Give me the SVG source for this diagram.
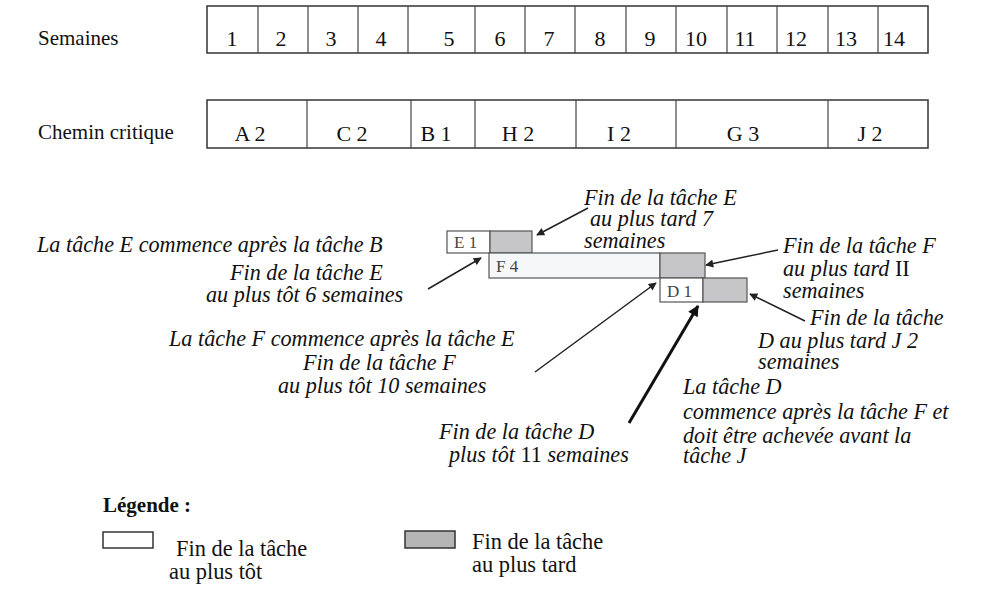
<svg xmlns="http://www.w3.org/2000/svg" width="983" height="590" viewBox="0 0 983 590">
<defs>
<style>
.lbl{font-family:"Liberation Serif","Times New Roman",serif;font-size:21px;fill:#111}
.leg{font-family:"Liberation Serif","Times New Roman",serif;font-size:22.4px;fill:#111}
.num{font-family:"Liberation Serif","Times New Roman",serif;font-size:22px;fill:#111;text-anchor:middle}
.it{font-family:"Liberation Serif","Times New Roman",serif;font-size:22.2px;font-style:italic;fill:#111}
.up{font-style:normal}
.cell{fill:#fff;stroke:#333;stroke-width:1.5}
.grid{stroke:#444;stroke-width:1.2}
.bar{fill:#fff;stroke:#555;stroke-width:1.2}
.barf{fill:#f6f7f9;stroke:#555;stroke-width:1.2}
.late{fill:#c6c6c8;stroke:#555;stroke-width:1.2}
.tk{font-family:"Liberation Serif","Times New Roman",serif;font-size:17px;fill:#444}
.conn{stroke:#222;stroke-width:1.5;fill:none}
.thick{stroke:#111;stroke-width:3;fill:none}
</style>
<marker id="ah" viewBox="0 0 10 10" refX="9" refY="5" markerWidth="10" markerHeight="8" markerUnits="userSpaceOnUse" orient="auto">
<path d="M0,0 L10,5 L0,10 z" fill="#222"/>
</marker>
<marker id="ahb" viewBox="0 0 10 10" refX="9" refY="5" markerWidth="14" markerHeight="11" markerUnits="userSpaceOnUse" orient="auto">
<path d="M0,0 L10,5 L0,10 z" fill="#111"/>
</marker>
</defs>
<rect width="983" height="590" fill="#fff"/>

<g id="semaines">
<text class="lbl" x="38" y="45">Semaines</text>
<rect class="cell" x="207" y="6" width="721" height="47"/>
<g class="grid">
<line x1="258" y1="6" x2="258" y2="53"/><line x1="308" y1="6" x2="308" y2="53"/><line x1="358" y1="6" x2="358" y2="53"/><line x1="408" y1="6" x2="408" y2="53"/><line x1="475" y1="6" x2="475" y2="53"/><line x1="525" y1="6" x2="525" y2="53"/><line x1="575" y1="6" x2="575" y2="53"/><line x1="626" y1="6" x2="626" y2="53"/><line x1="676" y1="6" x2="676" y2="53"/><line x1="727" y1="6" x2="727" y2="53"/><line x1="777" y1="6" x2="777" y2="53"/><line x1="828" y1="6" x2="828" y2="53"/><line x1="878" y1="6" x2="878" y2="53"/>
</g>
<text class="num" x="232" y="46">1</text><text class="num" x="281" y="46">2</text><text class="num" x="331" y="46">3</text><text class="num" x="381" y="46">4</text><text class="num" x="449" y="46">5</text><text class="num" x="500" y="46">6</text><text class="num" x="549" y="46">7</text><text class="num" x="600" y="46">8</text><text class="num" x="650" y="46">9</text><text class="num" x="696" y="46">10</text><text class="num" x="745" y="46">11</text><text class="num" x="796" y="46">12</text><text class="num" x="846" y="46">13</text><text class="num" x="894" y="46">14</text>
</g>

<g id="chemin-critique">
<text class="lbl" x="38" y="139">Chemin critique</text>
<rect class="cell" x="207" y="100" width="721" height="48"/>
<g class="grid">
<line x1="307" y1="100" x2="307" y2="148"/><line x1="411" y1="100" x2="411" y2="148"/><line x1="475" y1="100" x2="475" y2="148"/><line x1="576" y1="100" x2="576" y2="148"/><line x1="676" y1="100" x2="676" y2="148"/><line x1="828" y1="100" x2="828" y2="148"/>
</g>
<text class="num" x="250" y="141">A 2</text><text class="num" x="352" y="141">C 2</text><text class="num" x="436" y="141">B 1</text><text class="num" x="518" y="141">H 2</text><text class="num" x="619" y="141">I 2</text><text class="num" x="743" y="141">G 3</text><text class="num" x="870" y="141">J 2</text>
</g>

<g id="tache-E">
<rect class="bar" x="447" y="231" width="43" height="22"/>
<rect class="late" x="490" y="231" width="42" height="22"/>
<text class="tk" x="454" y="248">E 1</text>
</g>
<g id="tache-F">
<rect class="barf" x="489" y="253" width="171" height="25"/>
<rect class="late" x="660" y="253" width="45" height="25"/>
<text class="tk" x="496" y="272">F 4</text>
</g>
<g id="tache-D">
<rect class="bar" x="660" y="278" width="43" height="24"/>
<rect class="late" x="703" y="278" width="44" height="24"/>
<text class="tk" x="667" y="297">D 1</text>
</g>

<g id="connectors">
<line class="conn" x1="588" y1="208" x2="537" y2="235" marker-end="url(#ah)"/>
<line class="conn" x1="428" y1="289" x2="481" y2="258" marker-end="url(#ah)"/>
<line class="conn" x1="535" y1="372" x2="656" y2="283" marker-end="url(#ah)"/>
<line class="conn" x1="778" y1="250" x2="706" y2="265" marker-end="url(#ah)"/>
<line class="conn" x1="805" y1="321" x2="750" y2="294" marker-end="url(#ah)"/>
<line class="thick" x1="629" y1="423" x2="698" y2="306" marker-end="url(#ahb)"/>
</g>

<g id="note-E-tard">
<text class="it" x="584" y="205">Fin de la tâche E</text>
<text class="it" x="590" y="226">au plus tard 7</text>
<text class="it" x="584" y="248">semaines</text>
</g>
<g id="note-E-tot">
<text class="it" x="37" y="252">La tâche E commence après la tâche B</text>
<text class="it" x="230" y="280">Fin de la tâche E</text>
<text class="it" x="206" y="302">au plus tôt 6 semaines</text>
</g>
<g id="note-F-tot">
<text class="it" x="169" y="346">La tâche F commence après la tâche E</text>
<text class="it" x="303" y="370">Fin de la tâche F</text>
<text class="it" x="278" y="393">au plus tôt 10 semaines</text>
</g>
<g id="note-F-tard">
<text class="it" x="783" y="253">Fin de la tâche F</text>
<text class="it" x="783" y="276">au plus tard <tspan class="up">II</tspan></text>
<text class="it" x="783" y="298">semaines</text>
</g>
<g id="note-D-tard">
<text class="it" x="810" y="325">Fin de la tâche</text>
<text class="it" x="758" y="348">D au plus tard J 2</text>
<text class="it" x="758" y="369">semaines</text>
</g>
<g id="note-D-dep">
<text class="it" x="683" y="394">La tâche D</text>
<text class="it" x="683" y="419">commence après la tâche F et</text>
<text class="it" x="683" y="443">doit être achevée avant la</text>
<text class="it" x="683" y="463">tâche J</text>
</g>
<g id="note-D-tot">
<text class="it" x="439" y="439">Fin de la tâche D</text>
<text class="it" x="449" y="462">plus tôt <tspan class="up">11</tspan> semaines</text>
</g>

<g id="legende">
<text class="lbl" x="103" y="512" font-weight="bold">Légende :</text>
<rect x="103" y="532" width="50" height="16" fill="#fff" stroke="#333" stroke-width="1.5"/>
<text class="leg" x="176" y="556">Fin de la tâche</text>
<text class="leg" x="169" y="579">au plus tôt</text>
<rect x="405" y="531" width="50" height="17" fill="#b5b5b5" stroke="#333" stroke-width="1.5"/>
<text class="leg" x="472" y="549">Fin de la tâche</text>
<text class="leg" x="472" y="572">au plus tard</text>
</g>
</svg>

• [What this task involves]
Omit the pictures and output all of the other material exactly.

• [Answer in full]
Give me the SVG source for this diagram.
<svg xmlns="http://www.w3.org/2000/svg" width="983" height="590" viewBox="0 0 983 590">
<defs>
<style>
.lbl{font-family:"Liberation Serif","Times New Roman",serif;font-size:21px;fill:#111}
.leg{font-family:"Liberation Serif","Times New Roman",serif;font-size:22.4px;fill:#111}
.num{font-family:"Liberation Serif","Times New Roman",serif;font-size:22px;fill:#111;text-anchor:middle}
.it{font-family:"Liberation Serif","Times New Roman",serif;font-size:22.2px;font-style:italic;fill:#111}
.up{font-style:normal}
.cell{fill:#fff;stroke:#333;stroke-width:1.5}
.grid{stroke:#444;stroke-width:1.2}
.bar{fill:#fff;stroke:#555;stroke-width:1.2}
.barf{fill:#f6f7f9;stroke:#555;stroke-width:1.2}
.late{fill:#c6c6c8;stroke:#555;stroke-width:1.2}
.tk{font-family:"Liberation Serif","Times New Roman",serif;font-size:17px;fill:#444}
.conn{stroke:#222;stroke-width:1.5;fill:none}
.thick{stroke:#111;stroke-width:3;fill:none}
</style>
<marker id="ah" viewBox="0 0 10 10" refX="9" refY="5" markerWidth="10" markerHeight="8" markerUnits="userSpaceOnUse" orient="auto">
<path d="M0,0 L10,5 L0,10 z" fill="#222"/>
</marker>
<marker id="ahb" viewBox="0 0 10 10" refX="9" refY="5" markerWidth="14" markerHeight="11" markerUnits="userSpaceOnUse" orient="auto">
<path d="M0,0 L10,5 L0,10 z" fill="#111"/>
</marker>
</defs>
<rect width="983" height="590" fill="#fff"/>

<g id="semaines">
<text class="lbl" x="38" y="45">Semaines</text>
<rect class="cell" x="207" y="6" width="721" height="47"/>
<g class="grid">
<line x1="258" y1="6" x2="258" y2="53"/><line x1="308" y1="6" x2="308" y2="53"/><line x1="358" y1="6" x2="358" y2="53"/><line x1="408" y1="6" x2="408" y2="53"/><line x1="475" y1="6" x2="475" y2="53"/><line x1="525" y1="6" x2="525" y2="53"/><line x1="575" y1="6" x2="575" y2="53"/><line x1="626" y1="6" x2="626" y2="53"/><line x1="676" y1="6" x2="676" y2="53"/><line x1="727" y1="6" x2="727" y2="53"/><line x1="777" y1="6" x2="777" y2="53"/><line x1="828" y1="6" x2="828" y2="53"/><line x1="878" y1="6" x2="878" y2="53"/>
</g>
<text class="num" x="232" y="46">1</text><text class="num" x="281" y="46">2</text><text class="num" x="331" y="46">3</text><text class="num" x="381" y="46">4</text><text class="num" x="449" y="46">5</text><text class="num" x="500" y="46">6</text><text class="num" x="549" y="46">7</text><text class="num" x="600" y="46">8</text><text class="num" x="650" y="46">9</text><text class="num" x="696" y="46">10</text><text class="num" x="745" y="46">11</text><text class="num" x="796" y="46">12</text><text class="num" x="846" y="46">13</text><text class="num" x="894" y="46">14</text>
</g>

<g id="chemin-critique">
<text class="lbl" x="38" y="139">Chemin critique</text>
<rect class="cell" x="207" y="100" width="721" height="48"/>
<g class="grid">
<line x1="307" y1="100" x2="307" y2="148"/><line x1="411" y1="100" x2="411" y2="148"/><line x1="475" y1="100" x2="475" y2="148"/><line x1="576" y1="100" x2="576" y2="148"/><line x1="676" y1="100" x2="676" y2="148"/><line x1="828" y1="100" x2="828" y2="148"/>
</g>
<text class="num" x="250" y="141">A 2</text><text class="num" x="352" y="141">C 2</text><text class="num" x="436" y="141">B 1</text><text class="num" x="518" y="141">H 2</text><text class="num" x="619" y="141">I 2</text><text class="num" x="743" y="141">G 3</text><text class="num" x="870" y="141">J 2</text>
</g>

<g id="tache-E">
<rect class="bar" x="447" y="231" width="43" height="22"/>
<rect class="late" x="490" y="231" width="42" height="22"/>
<text class="tk" x="454" y="248">E 1</text>
</g>
<g id="tache-F">
<rect class="barf" x="489" y="253" width="171" height="25"/>
<rect class="late" x="660" y="253" width="45" height="25"/>
<text class="tk" x="496" y="272">F 4</text>
</g>
<g id="tache-D">
<rect class="bar" x="660" y="278" width="43" height="24"/>
<rect class="late" x="703" y="278" width="44" height="24"/>
<text class="tk" x="667" y="297">D 1</text>
</g>

<g id="connectors">
<line class="conn" x1="588" y1="208" x2="537" y2="235" marker-end="url(#ah)"/>
<line class="conn" x1="428" y1="289" x2="481" y2="258" marker-end="url(#ah)"/>
<line class="conn" x1="535" y1="372" x2="656" y2="283" marker-end="url(#ah)"/>
<line class="conn" x1="778" y1="250" x2="706" y2="265" marker-end="url(#ah)"/>
<line class="conn" x1="805" y1="321" x2="750" y2="294" marker-end="url(#ah)"/>
<line class="thick" x1="629" y1="423" x2="698" y2="306" marker-end="url(#ahb)"/>
</g>

<g id="note-E-tard">
<text class="it" x="584" y="205">Fin de la tâche E</text>
<text class="it" x="590" y="226">au plus tard 7</text>
<text class="it" x="584" y="248">semaines</text>
</g>
<g id="note-E-tot">
<text class="it" x="37" y="252">La tâche E commence après la tâche B</text>
<text class="it" x="230" y="280">Fin de la tâche E</text>
<text class="it" x="206" y="302">au plus tôt 6 semaines</text>
</g>
<g id="note-F-tot">
<text class="it" x="169" y="346">La tâche F commence après la tâche E</text>
<text class="it" x="303" y="370">Fin de la tâche F</text>
<text class="it" x="278" y="393">au plus tôt 10 semaines</text>
</g>
<g id="note-F-tard">
<text class="it" x="783" y="253">Fin de la tâche F</text>
<text class="it" x="783" y="276">au plus tard <tspan class="up">II</tspan></text>
<text class="it" x="783" y="298">semaines</text>
</g>
<g id="note-D-tard">
<text class="it" x="810" y="325">Fin de la tâche</text>
<text class="it" x="758" y="348">D au plus tard J 2</text>
<text class="it" x="758" y="369">semaines</text>
</g>
<g id="note-D-dep">
<text class="it" x="683" y="394">La tâche D</text>
<text class="it" x="683" y="419">commence après la tâche F et</text>
<text class="it" x="683" y="443">doit être achevée avant la</text>
<text class="it" x="683" y="463">tâche J</text>
</g>
<g id="note-D-tot">
<text class="it" x="439" y="439">Fin de la tâche D</text>
<text class="it" x="449" y="462">plus tôt <tspan class="up">11</tspan> semaines</text>
</g>

<g id="legende">
<text class="lbl" x="103" y="512" font-weight="bold">Légende :</text>
<rect x="103" y="532" width="50" height="16" fill="#fff" stroke="#333" stroke-width="1.5"/>
<text class="leg" x="176" y="556">Fin de la tâche</text>
<text class="leg" x="169" y="579">au plus tôt</text>
<rect x="405" y="531" width="50" height="17" fill="#b5b5b5" stroke="#333" stroke-width="1.5"/>
<text class="leg" x="472" y="549">Fin de la tâche</text>
<text class="leg" x="472" y="572">au plus tard</text>
</g>
</svg>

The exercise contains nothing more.